Arguments within the coalition over how to distribute the pain of dealing with the fiscal deficit must be intense as the new government prepares an emergency budget.

The much-publicised fear is that if the new administration does not act forcefully enough to address the fiscal problem, the markets will lose patience:

► If investors in UK government bonds (“gilts”) fear that Britain, with a level of relative over-spending even greater than Greece’s, could be heading towards a similar crisis, they will start demanding much higher rates of interest to compensate for the risk.

This would make it increasingly expensive for the Treasury to borrow the money needed to finance the government’s excess of spending over income.

More importantly, it would tend to drive up interest rates generally, damaging economic recovery.

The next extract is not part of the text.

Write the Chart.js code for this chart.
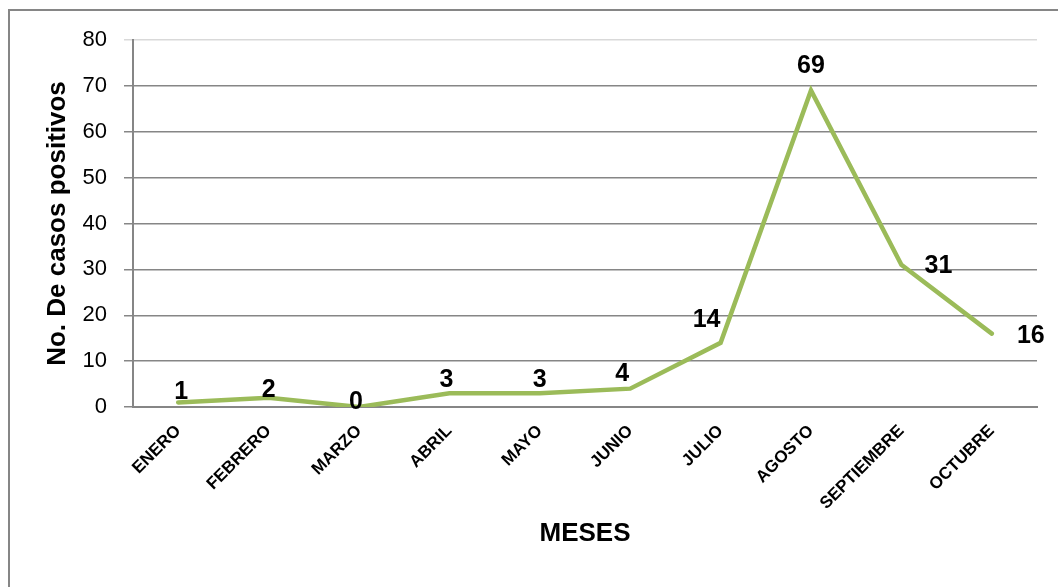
<!DOCTYPE html>
<html>
<head>
<meta charset="utf-8">
<script src="https://cdn.jsdelivr.net/npm/chart.js@4.4.1/dist/chart.umd.min.js"></script>
<style>
  html, body { margin: 0; padding: 0; background: #fff; }
  .chart-box { position: relative; width: 1058px; height: 587px; }
</style>
</head>
<body>
<div class="chart-box"><canvas class="casos-chart"></canvas></div>
<script>
const meses = ['ENERO', 'FEBRERO', 'MARZO', 'ABRIL', 'MAYO', 'JUNIO', 'JULIO', 'AGOSTO', 'SEPTIEMBRE', 'OCTUBRE'];
const casosPositivos = [1, 2, 0, 3, 3, 4, 14, 69, 31, 16];
const yTicks = [0, 10, 20, 30, 40, 50, 60, 70, 80];

// where each value label sits relative to its point (dx, dy from the point)
const labelNudge = [[3, -10], [0, -8], [-3, -5], [-3, -13], [0, -13], [-8, -15], [-14, -23], [0, -24], [37, 1], [39, 3]];

const lineColor = '#9bbb59';
const axisGray = '#868686';
const fontFamily = '"Liberation Sans", Arial, sans-serif';

// outer frame around the whole chart
const framePlugin = {
    id: 'frame',
    beforeDraw(chart) {
        const ctx = chart.ctx;
        ctx.save();
        ctx.strokeStyle = axisGray;
        ctx.lineWidth = 2;
        ctx.strokeRect(9, 10, chart.width + 20, chart.height + 20);
        ctx.restore();
    }
};

// bold numbers next to every point
const valueLabels = {
    id: 'valueLabels',
    afterDatasetsDraw(chart) {
        const ctx = chart.ctx;
        const meta = chart.getDatasetMeta(0);
        const values = chart.data.datasets[0].data;
        ctx.save();
        ctx.font = 'bold 25px ' + fontFamily;
        ctx.fillStyle = '#000';
        ctx.textAlign = 'center';
        ctx.textBaseline = 'middle';
        meta.data.forEach((pt, i) => {
            const [dx, dy] = labelNudge[i];
            ctx.fillText(String(values[i]), pt.x + dx, pt.y + dy);
        });
        ctx.restore();
    }
};

function createChart() {
    const ctx = document.querySelector('.casos-chart').getContext('2d');
    return new Chart(ctx, {
        type: 'line',
        data: {
            labels: meses,
            datasets: [
                {
                    label: 'Casos positivos',
                    data: casosPositivos,
                    borderColor: lineColor,
                    backgroundColor: lineColor,
                    borderWidth: 4.5,
                    pointRadius: 0,
                    tension: 0,
                    borderJoinStyle: 'miter',
                    borderCapStyle: 'round',
                }
            ]
        },
        options: {
            responsive: true,
            maintainAspectRatio: false,
            animation: false,
            layout: {
                padding: { top: 40, right: 21, left: 0, bottom: 0 }
            },
            plugins: {
                legend: { display: false },
                tooltip: { enabled: false },
            },
            scales: {
                x: {
                    offset: true,
                    grid: { display: false },
                    border: { color: axisGray, width: 2 },
                    ticks: {
                        color: '#000',
                        maxRotation: 45,
                        minRotation: 45,
                        padding: 6,
                        font: { family: fontFamily, size: 17, weight: 'bold' },
                    },
                    title: {
                        display: true,
                        text: 'MESES',
                        color: '#000',
                        padding: { top: 38, bottom: 38 },
                        font: { family: fontFamily, size: 26, weight: 'bold' },
                    },
                    afterFit(scale) { scale.height = 180; },
                },
                y: {
                    min: 0,
                    max: 80,
                    afterBuildTicks(scale) { scale.ticks = yTicks.map(v => ({ value: v })); },
                    grid: {
                        color: c => c.tick && c.tick.value === 80 ? '#d9d9d9' : axisGray,
                        lineWidth: 1.5,
                        tickLength: 9,
                    },
                    border: { color: axisGray, width: 2 },
                    ticks: {
                        color: '#000',
                        padding: 17,
                        font: { family: fontFamily, size: 22 },
                    },
                    title: {
                        display: true,
                        text: 'No. De casos positivos',
                        color: '#000',
                        padding: { top: 42, bottom: 0 },
                        font: { family: fontFamily, size: 26, weight: 'bold' },
                    },
                    afterFit(scale) { scale.width = 133; },
                }
            }
        },
        plugins: [framePlugin, valueLabels]
    });
}

const casosChart = createChart();
</script>
</body>
</html>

► If investors in sterling assets of all kinds fear that the pound will lose significant value in terms of other currencies, they will be motivated to switch their funds into other currencies.

That can snowball, producing a sterling crisis. It has happened before when British politicians failed to show the courage to deal with major economic problems.

Such a fall in the value of the pound would squeeze British living standards and probably force the government to go cap-in-hand to the International Monetary Fund for a rescue. Bureaucrats in Washington would tell London how to run Britain. It has happened before.

There are two questions I’ll now try to answer – what ought to be done, and what do I expect to happen?

Internationally, there is currently a wave of hysteria about fiscal deficits and government debt. It is important to keep a sense of perspective.

There are two drivers of fiscal deficits. One is structural (permanent) over-spending brought about by irresponsible governments. The other is the economic crisis, which has depressed tax revenues and boosted the costs of providing welfare such as unemployment benefits.

The latter problem will largely right itself with economic recovery – although not entirely if, as I fear, the global economy has entered a long period of low growth.

Cutting billions out of state spending

Structural over-spending is a different matter. And tackling it is going to be extremely difficult politically. Inevitably the suffering will be focused on smaller businesses and the ordinary folk who constitute the bulk of voters. Politicians, bureaucrats, bankers, big companies and the rich will undoubtedly find ways to shield themselves against most of such pain, as they usually do.

Britain faces having to cut tens of billions of pounds from government spending to achieve the Treasury’s target of a halving in four years’ time of the level of budget deficit relative to national output – now at more than 11 per cent, the second worst level in Europe. Yet that target would still leave the annual deficit far too high, and not reduce by a single pound the national debt accumulated from financing past deficits.

While promising tough action to address the fiscal crisis, the coalition parties have actually taken policy decisions that make it far harder to do so:

► The agreement to bring about a coalition provides for huge additional spending or tax cuts. According to the Treasury, they would boost the amount that will have to be found from spending cuts and tax increases to meet the 2013-14 deficit reduction target from £37 billion a year to £57 billion.

To form a “stable government” in “the national interest” to tackle the fiscal deficit, the two coalition parties actually added £20 billion a year to the problem! How do you like that for political dishonesty?

► Because of guarantees that major politically-favoured areas of government spending – the National Health Service, education and overseas aid – will not be reduced, the full burden of cuts will fall on the rest. The deficit reduction target implies a 22 per cent cut in spending on “non-protected” items such as welfare benefits and defence.